_OBJECTIVE_.
Take the lines of the data below from the very first through the line containing "yticks = [0, 200, 400, 600, 800]" and output them exactly, pictures excluded.

═══ INFORMATION SUPPLIED

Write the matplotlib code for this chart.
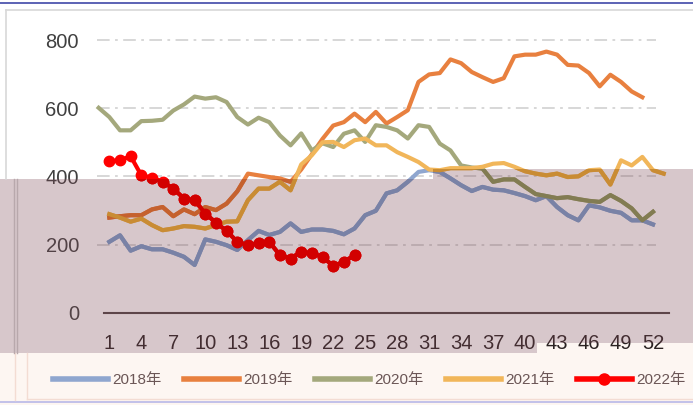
import numpy as np
import matplotlib
matplotlib.use("Agg")
import matplotlib.pyplot as plt
from matplotlib.lines import Line2D
from matplotlib.patches import Polygon, Rectangle

plt.rcParams['font.family'] = ['Liberation Sans', 'Noto Sans CJK SC', 'DejaVu Sans']

# ---------------- datos ----------------
labels = ["2018年", "2019年", "2020年", "2021年", "2022年"]
xticks = list(range(1, 53, 3))
yticks = [0, 200, 400, 600, 800]

v2018 = [208, 227, 182, 195, 186, 186, 176, 164, 140, 215,
         208, 198, 184, 213, 240, 228, 237, 262, 237, 244,
         244, 240, 230, 247, 286, 299, 350, 359, 384, 413,
         418, 413, 394, 374, 357, 369, 361, 359, 351, 342,
         330, 342, 310, 286, 271, 315, 309, 299, 293, 271,
         271, 259]
v2019 = [279, 283, 286, 286, 303, 310, 283, 303, 289, 310,
         301, 320, 356, 408, 403, 398, 394, 384, 420, 465,
         510, 549, 559, 584, 559, 589, 555, 574, 594, 677,
         699, 703, 743, 732, 706, 691, 677, 688, 752, 757,
         757, 766, 757, 727, 725, 703, 664, 698, 677, 649,
         632]
v2020 = [601, 574, 535, 535, 562, 563, 566, 593, 611, 634,
         628, 632, 618, 574, 552, 572, 559, 520, 491, 526,
         476, 497, 486, 525, 535, 501, 550, 545, 535, 511,
         550, 545, 496, 476, 432, 426, 423, 384, 391, 391,
         369, 348, 342, 336, 339, 333, 328, 325, 345, 328,
         306, 271, 296]
v2021 = [289, 279, 267, 276, 257, 242, 247, 254, 252, 247,
         257, 267, 268, 330, 364, 364, 384, 359, 435, 462,
         500, 501, 486, 506, 511, 491, 491, 471, 457, 442,
         420, 418, 424, 424, 424, 428, 437, 439, 428, 415,
         408, 403, 408, 398, 400, 418, 420, 376, 447, 432,
         457, 418, 408]
v2022 = [445, 447, 459, 403, 396, 384, 364, 335, 330, 291,
         264, 240, 208, 198, 205, 208, 169, 159, 179, 174,
         164, 137, 149, 169]

# colores normales y colores "bajo la ventana" (multiplicados)
c18, d18 = '#8FA6CF', '#7982A6'
c19, d19 = '#E8803F', '#C5612E'
c20, d20 = '#A4A87C', '#827C52'
c21, d21 = '#F1B65A', '#C98C34'
c22, d22 = '#FF0000', '#D20000'

W, H = 693, 405
fig = plt.figure(figsize=(W / 100, H / 100), dpi=100)

def fx(px):
    return px / W

def fy(py):
    return 1 - py / H

ax = fig.add_axes([fx(104), fy(312.7), (669 - 104) / W, (312.7 - 40) / H])
ax.set_facecolor('none')
ax.set_xlim(0.5, 53.5)
ax.set_ylim(0, 800)
for s in ['top', 'right', 'left']:
    ax.spines[s].set_visible(False)
ax.spines['bottom'].set_color('#504545')
ax.spines['bottom'].set_linewidth(1.5)

# lineas de grilla punto-raya
for g in yticks[1:]:
    ax.plot([-0.2, 52.3], [g, g], color='#D4D4D4', lw=1.3,
            ls=(0, (7, 3, 1.5, 3)), clip_on=False, zorder=1)

series = [(np.arange(1, len(v2018) + 1), v2018, c18, d18),
          (np.arange(1, len(v2019) + 1), v2019, c19, d19),
          (np.arange(0, len(v2020)), v2020, c20, d20),
          (np.arange(1, len(v2021) + 1), v2021, c21, d21)]
lw = 3
for xs, ys, c, d in series:
    ax.plot(xs, ys, color=c, lw=lw, clip_on=False, zorder=3)
ax.plot(np.arange(1, len(v2022) + 1), v2022, color=c22, lw=lw, marker='o',
        ms=7.5, clip_on=False, zorder=4)

ax.set_xticks(xticks)
ax.set_yticks(yticks)
ax.tick_params(axis='both', length=0, labelsize=14.5)
ax.tick_params(axis='y', pad=18, colors='#404040')
ax.tick_params(axis='x', pad=15, colors='#2A2222')

# ---------------- marco / bandas de la captura ----------------
fig.add_artist(Rectangle((0, 0), 1, fy(353), transform=fig.transFigure,
                         facecolor='#FDF6F2', edgecolor='none', zorder=-5))
fig.add_artist(Rectangle((fx(537), fy(353)), 1 - fx(537), fy(343) - fy(353),
                         transform=fig.transFigure, facecolor='#FDF6F2',
                         edgecolor='none', zorder=-5))
fig.add_artist(Line2D([0, 1], [fy(3), fy(3)], color='#3F48A8', lw=1.2))
fig.add_artist(Line2D([fx(6), 1], [fy(10), fy(10)], color='#D8D8D8', lw=1.2))
fig.add_artist(Line2D([fx(6), fx(6)], [fy(10), fy(179)], color='#D8D8D8', lw=1.2))
fig.add_artist(Line2D([0, 1], [fy(402), fy(402)], color='#B8B8E8', lw=1.2))
fig.add_artist(Line2D([fx(27), 1], [fy(399), fy(399)], color='#F3DCD3', lw=1))
fig.add_artist(Line2D([fx(27), fx(27)], [fy(353), fy(399)], color='#F3DCD3', lw=1))
fig.add_artist(Line2D([fx(15), fx(15)], [fy(353), fy(400)], color='#F3DCD3', lw=1))

# ventana superpuesta (rosa translúcido), dentro del eje para poder recortar
pts = [(0, 179), (433, 179), (433, 169), (693, 169), (693, 343),
       (537, 343), (537, 353), (0, 353)]
over = Polygon([(fx(a), fy(b)) for a, b in pts], closed=True,
               transform=fig.transFigure, facecolor='#7D4855',
               alpha=0.3, edgecolor='none', zorder=5, clip_on=False)
ax.add_artist(over)
clip = Polygon([(fx(a), fy(b)) for a, b in pts], closed=True,
               transform=fig.transFigure, facecolor='none', edgecolor='none')

# lineas vistas a traves de la ventana (color oscurecido)
for xs, ys, c, d in series:
    ln, = ax.plot(xs, ys, color=d, lw=lw, zorder=6)
    ln.set_clip_path(clip)
ln, = ax.plot(np.arange(1, len(v2022) + 1), v2022, color=d22, lw=lw, marker='o',
              ms=7.5, zorder=7)
ln.set_clip_path(clip)

fig.add_artist(Line2D([fx(14), fx(14)], [fy(179), fy(353)], color='#B8A8AC', lw=1, zorder=3))
fig.add_artist(Line2D([fx(17), fx(17)], [fy(179), fy(353)], color='#B8A8AC', lw=1, zorder=3))

# ---------------- leyenda ----------------
handles = [Line2D([], [], color=c18, lw=4),
           Line2D([], [], color=c19, lw=4),
           Line2D([], [], color=c20, lw=4),
           Line2D([], [], color=c21, lw=4),
           Line2D([], [], color=c22, lw=4, marker='o', ms=8)]
leg = fig.legend(handles, labels, loc='center', bbox_to_anchor=(fx(369), fy(380)),
                 ncol=5, frameon=False, fontsize=11, handlelength=3.6,
                 handletextpad=0.3, columnspacing=1.45, borderpad=0)
for t in leg.get_texts():
    t.set_color('#6B5656')
leg.set_zorder(6)

fig.savefig("out.png", dpi=100)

══════

_REPLY_.
Write the matplotlib code for this chart.
import numpy as np
import matplotlib
matplotlib.use("Agg")
import matplotlib.pyplot as plt
from matplotlib.lines import Line2D
from matplotlib.patches import Polygon, Rectangle

plt.rcParams['font.family'] = ['Liberation Sans', 'Noto Sans CJK SC', 'DejaVu Sans']

# ---------------- datos ----------------
labels = ["2018年", "2019年", "2020年", "2021年", "2022年"]
xticks = list(range(1, 53, 3))
yticks = [0, 200, 400, 600, 800]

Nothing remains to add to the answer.